Response: Will on Kennell on Will

Response to 1998.10.08

Response by

Dear Professor Kennell:

This is an informal response to a few of your comments in the review, in BMCR 1998.10.08, of the Hoff/Rotroff volume on the Romanization of Athens. I wrote the chapter on the economic Romanization of Athens. In your review of my chapter, you seem to imply that “Romanization,” as far as Athens is concerned, should not be defined in economic terms. If I understand you correctly, you feel that the “cultural and symbolic value” (i.e., worth as indices of Romanization) of Italian wine and oil in the East would not be comparable to such value in the West, and you go on to say the occurrence of Italian wine jars in Athens is of less significance than it would be in the West. May I reply, first, that my remarks about amphoras in the East apply, in the case of the Athens and Delos, chiefly to olive oil jars, not to wine jars. I note (p. 127) that there was a “clear preference for Greek wine” in Athens and Delos. Susan Alcock’s research, as summarized in GRAECIA CAPTA, has indicated that there was very little agricultural activity in Greece for centuries. The oil imported by Athens and Delos from the West, and the wine imported from the Dodecanese and from the northern Aegean would thus have been vital imports, whether or not protectionism was the cause of the failure of Greek agriculture.

As to your criticism of my acceptance as historical of Cicero’s remark about Roman protectionism in De re publica 3.16, my reply is this: the archaeological evidence supports the existence of a monopoly on the part of the Sestius firm in Cosa in the exportation of Italian wine to Gaul from the second quarter of the second century BC down to the first quarter of the first century BC. Gaul did not begin to export wine until the last half of the first century BC, as the research of Fanette Laubenheimer proves. After the Third Punic War, amphoras become the chief finds on all Roman sites, from Spain to India. They account for about 80% of Roman finds on land and for an even larger proportion of underwater finds. That is true even in India. Ancient historians need to pay more heed to the archaeological evidence.

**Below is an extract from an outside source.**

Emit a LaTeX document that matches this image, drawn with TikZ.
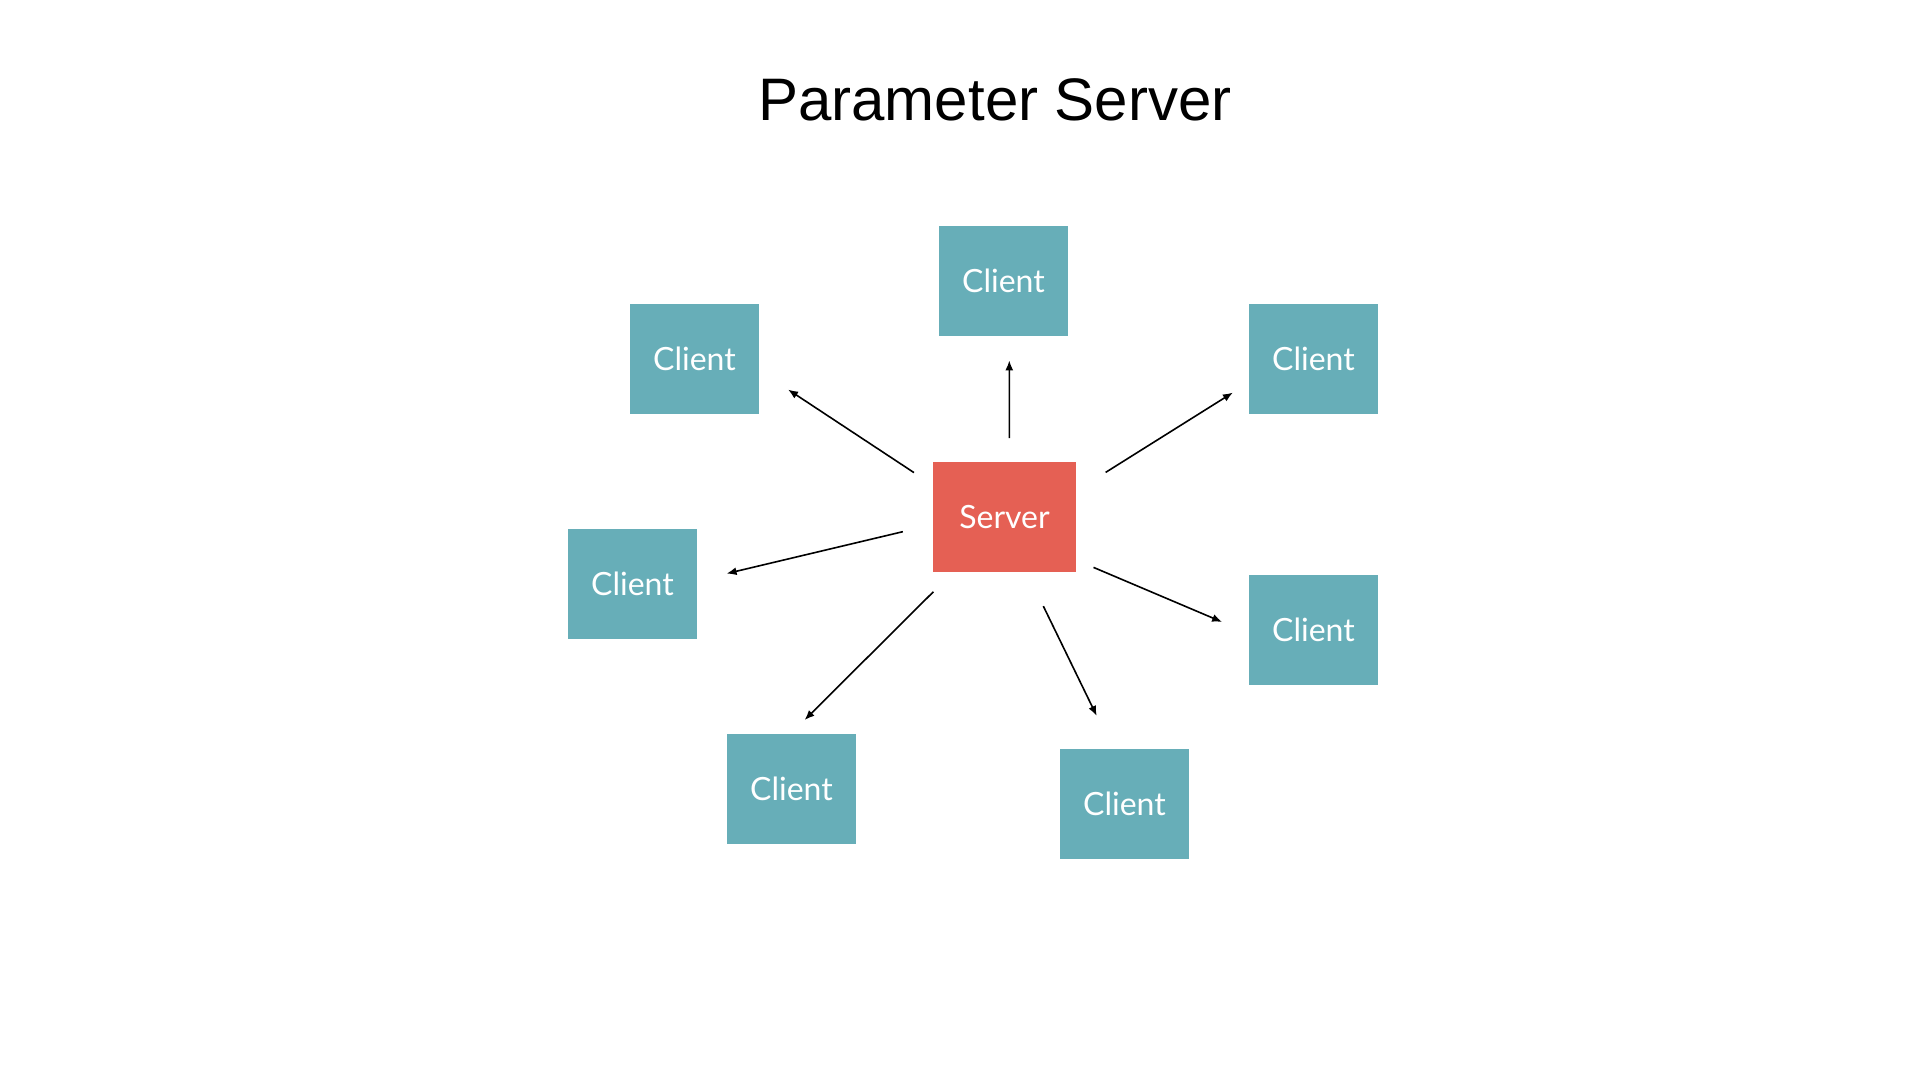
\documentclass[tikz,border=0pt]{standalone}
\usepackage{fontspec}
\setmainfont{Liberation Sans}
\newfontfamily\boxfont{Lato}
\usetikzlibrary{arrows.meta}
\definecolor{clientteal}{HTML}{67AEB8}
\definecolor{serverred}{HTML}{E56054}
\tikzset{
  cl/.style={fill=clientteal, minimum width=64.5pt, minimum height=55pt, inner sep=0pt, outer sep=0pt, text=white, font=\boxfont\fontsize{16}{16}\selectfont},
  sv/.style={cl, fill=serverred, minimum width=71.5pt},
  ttl/.style={font=\fontsize{30}{30}\selectfont, anchor=base},
  fl/.style={-{Latex[length=5pt,width=4pt]}, line width=0.8pt},
}
\begin{document}
\begin{tikzpicture}[x=0.5pt, y=-0.5pt]
\useasboundingbox (0,0) rectangle (1920,1080);
\node[ttl] (title) at (995,121) {Parameter Server};
\node[sv] (server) at (1004.5,517) {Server};
\node[cl] (cn) at (1003.5,281) {Client};
\node[cl] (cnw) at (694.5,359) {Client};
\node[cl] (cne) at (1313.5,359) {Client};
\node[cl] (cw) at (632.5,584) {Client};
\node[cl] (ce) at (1313.5,630) {Client};
\node[cl] (csw) at (791.5,789) {Client};
\node[cl] (cse) at (1124.5,804) {Client};
\draw[fl, shorten <=12pt, shorten >=12.2pt] (server.85) -- (cn.-84);
\draw[fl, shorten <=11.4pt, shorten >=17.4pt] (server.156) -- (cnw.-10);
\draw[fl, shorten <=17.5pt, shorten >=9.5pt] (server.20) -- (cne.200);
\draw[fl, shorten <=15.5pt, shorten >=15.2pt] (server.186) -- (cw.3);
\draw[fl, shorten <=9.5pt, shorten >=14.6pt] (server.-31) -- (ce.183);
\draw[fl, shorten <=14pt, shorten >=9.9pt] (server.227) -- (csw.91);
\draw[fl, shorten <=19pt, shorten >=18.4pt] (server.-68) -- (cse.102);
\end{tikzpicture}
\end{document}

Whether or not it is valid to speak about economic Romanization with regard to Greece, I call your attention to the interest nowadays in economic Americanization in Europe and all over the world. Michael Ermarth, the chair of History at Dartmouth, lectures and publishes on the economic influence in Europe of McDonald’s, LL Bean, Microsoft. How is such influence different from the economic Romanization we see reflected in the shipping containers found throughout the Roman world? I hope historians will begin to open their minds to such finds.